明代馮夢龍輯《廣笑府》載一則限字酒令故事,說有三個人同飲行令,要說一句話,“相”字想首,“人”字結尾。民間還流傳這樣一個限字酒令故事,其令語是要求每人背誦兩句四書上的話,句中要有“之”字,像,“知”和“子”諧音的也行。
五:諧音
諧音就是在行語言文字形式的酒令時,利用漢字的一字多音和多字一音及字音相近等特點,在酒令語言字面上表達一種意思,又隱含一種意思,使令語說來隱晦含蓄。

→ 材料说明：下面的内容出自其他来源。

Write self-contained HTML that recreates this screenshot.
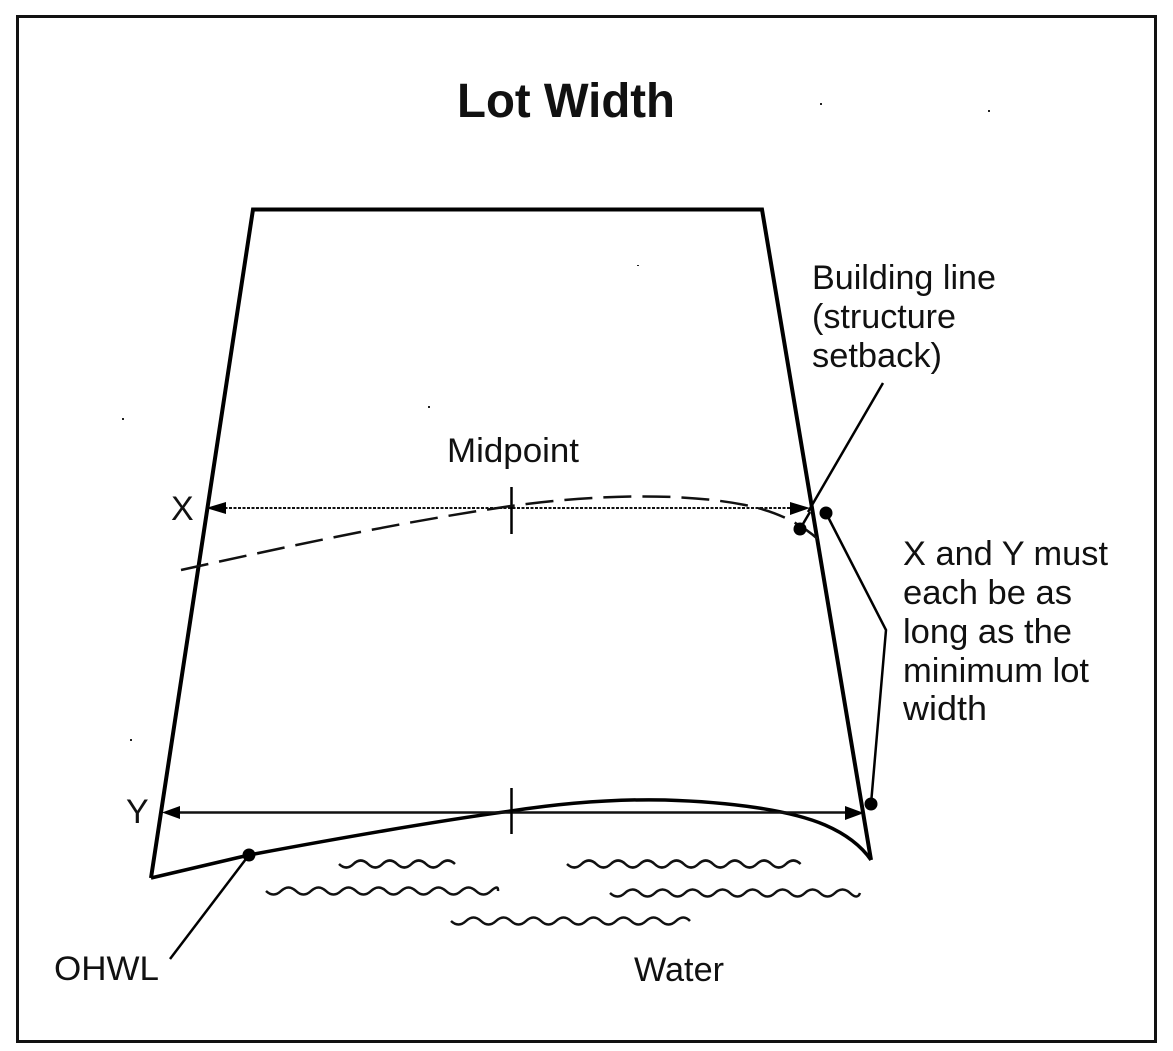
<!DOCTYPE html>
<html lang="en">
<head>
<meta charset="utf-8">
<title>Lot Width</title>
<style>
html,body{margin:0;padding:0;background:#fff}
svg{display:block}
text{font-family:"Liberation Sans",sans-serif;fill:#111}
.l{font-size:34px}
</style>
</head>
<body>
<svg width="1173" height="1051" viewBox="0 0 1173 1051" xmlns="http://www.w3.org/2000/svg">
<rect x="0" y="0" width="1173" height="1051" fill="#fff"/>
<rect x="17.5" y="16.5" width="1138" height="1025" fill="none" stroke="#111" stroke-width="3"/>

<text x="457" y="117" font-size="48" font-weight="bold" textLength="218" lengthAdjust="spacingAndGlyphs">Lot Width</text>

<!-- Lot outline -->
<path d="M151 878 L253 209.5 L762 209.5 L871 860" fill="none" stroke="#000" stroke-width="4"/>
<!-- Shoreline -->
<path d="M151 878 L249 855 C340 838 430 822 511 811 C570 802 620 799 665 800 C730 802 790 810 825 825 C848 835 862 847 871 860" fill="none" stroke="#000" stroke-width="3.5"/>

<!-- Arrows -->
<line x1="220" y1="508" x2="795" y2="508" stroke="#111" stroke-width="2" stroke-dasharray="3 1.5"/>
<polygon points="206,508 226,502 226,514" fill="#000"/>
<polygon points="810,508 790,502 790,515" fill="#000"/>
<line x1="175" y1="812.5" x2="850" y2="812.5" stroke="#111" stroke-width="2.5"/>
<polygon points="162,812.5 180,806 180,819" fill="#000"/>
<polygon points="864,813 845,806 845,820" fill="#000"/>

<!-- Ticks -->
<line x1="511.5" y1="487" x2="511.5" y2="534" stroke="#000" stroke-width="2.5"/>
<line x1="511.5" y1="788" x2="511.5" y2="834" stroke="#000" stroke-width="2.5"/>

<!-- Dashed curve -->
<path d="M181 570 C290 546 400 522 511 506 C590 495 680 492 745 505 C780 512 805 526 823 544" fill="none" stroke="#111" stroke-width="2.5" stroke-dasharray="28 11"/>

<!-- Leaders -->
<line x1="883" y1="383" x2="808" y2="512" stroke="#000" stroke-width="2.5"/>
<line x1="800" y1="529" x2="810" y2="512" stroke="#000" stroke-width="2.5"/>
<path d="M826 513 L886 630 L871 804" fill="none" stroke="#000" stroke-width="2.5"/>
<line x1="249" y1="855" x2="170" y2="959" stroke="#000" stroke-width="2.5"/>

<!-- Dots -->
<circle cx="800" cy="529" r="6.5" fill="#000"/>
<circle cx="826" cy="513" r="6.5" fill="#000"/>
<circle cx="871" cy="804" r="6.5" fill="#000"/>
<circle cx="249" cy="855" r="6.5" fill="#000"/>

<!-- Water -->
<g fill="none" stroke="#111" stroke-width="2.5">
<path d="M339 864 q7.3 7 14.5 0 t14.5 0 t14.5 0 t14.5 0 t14.5 0 t14.5 0 t14.5 0 t14.5 0"/>
<path d="M266 891 q7.5 7 15 0 t15 0 t15 0 t15 0 t15 0 t15 0 t15 0 t15 0 t15 0 t15 0 t15 0 t15 0 t15 0 t15 0 t15 0 t7 0"/>
<path d="M451 921 q7.5 7 15 0 t15 0 t15 0 t15 0 t15 0 t15 0 t15 0 t15 0 t15 0 t15 0 t15 0 t15 0 t15 0 t15 0 t15 0 t14 0"/>
<path d="M567 864 q7.3 7 14.6 0 t14.6 0 t14.6 0 t14.6 0 t14.6 0 t14.6 0 t14.6 0 t14.6 0 t14.6 0 t14.6 0 t14.6 0 t14.6 0 t14.6 0 t14.6 0 t14.6 0 t14.6 0"/>
<path d="M610 893 q7.5 7 15 0 t15 0 t15 0 t15 0 t15 0 t15 0 t15 0 t15 0 t15 0 t15 0 t15 0 t15 0 t15 0 t15 0 t15 0 t15 0 t10 0"/>
</g>

<!-- Labels -->
<text class="l" x="812" y="289" textLength="184" lengthAdjust="spacingAndGlyphs">Building line</text>
<text class="l" x="812" y="328" textLength="144" lengthAdjust="spacingAndGlyphs">(structure</text>
<text class="l" x="812" y="367" textLength="130" lengthAdjust="spacingAndGlyphs">setback)</text>
<text class="l" x="447" y="462" textLength="132" lengthAdjust="spacingAndGlyphs">Midpoint</text>
<text class="l" x="171" y="520">X</text>
<text class="l" x="126" y="823">Y</text>
<text class="l" x="903" y="565" textLength="205" lengthAdjust="spacingAndGlyphs">X and Y must</text>
<text class="l" x="903" y="604" textLength="169" lengthAdjust="spacingAndGlyphs">each be as</text>
<text class="l" x="903" y="643" textLength="169" lengthAdjust="spacingAndGlyphs">long as the</text>
<text class="l" x="903" y="682" textLength="186" lengthAdjust="spacingAndGlyphs">minimum lot</text>
<text class="l" x="903" y="720" textLength="84" lengthAdjust="spacingAndGlyphs">width</text>
<text class="l" x="54" y="980" textLength="105" lengthAdjust="spacingAndGlyphs">OHWL</text>
<text class="l" x="634" y="981" textLength="90" lengthAdjust="spacingAndGlyphs">Water</text>

<!-- Specks -->
<g fill="#222">
<rect x="820" y="103" width="2" height="2"/>
<rect x="988" y="110" width="2" height="2"/>
<rect x="637" y="265" width="2" height="1"/>
<rect x="428" y="406" width="2" height="2"/>
<rect x="122" y="418" width="2" height="2"/>
<rect x="130" y="739" width="2" height="2"/>
</g>
</svg>
</body>
</html>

明代潘塤輯《楮記屋》記載的一篇行令故事,就是這種形式。故事說元豐年中,高麗遣一僧入貢。此僧辨慧知詩,皇上令楊次公接伴之。一日宴會,此僧出令道:“要兩古人姓名爭一物。”他先說道:
古人有張良,有鄧禹,爭一傘,良曰:“良(涼)傘。”禹曰:“禹(雨)傘。
概戲楊次公冠如傘狀。楊次公也說道:
古人有許由,有晁錯,爭一葫蘆,由曰:“由(油)葫蘆。”錯曰:“錯(醋)葫蘆。”
概戲僧頭如葫蘆。這則故事出令新奇,二人所說令語古雅風趣,中間應用了諧音技巧。
宋代邢居實撰《拊掌錄》中記載一篇酒令故事,說王安石和劉貢父摘經書中語作禽言令,也是利用漢字語音作的游戲。原文云:
王荊公嘗與客飲,喜摘經書中語,作禽言令。燕云:“知之為知之,不知為不知,是知也。”久之,無酬者。劉貢父忽曰:“吾摘句取字可乎?”因作鵓鴣令曰:“沽不沽,沽。”坐客皆笑。
選摘經書中字句,模擬禽言聲音,也是語言文字游戲上的一個鮮例,頗有雅趣。
酒令是是佐酒助興、活躍宴席的重要手段,是文化入于酒,更是酒中的文化。最早的酒令是輔助禮的,后來才發展為佐酒助興、賓主盡歡的方法,發展至今甚由勸酒演變成了賭酒、逼酒的手段。如何讓傳統行酒文化與現代完美結合,這也是如今人們應該思考的問題。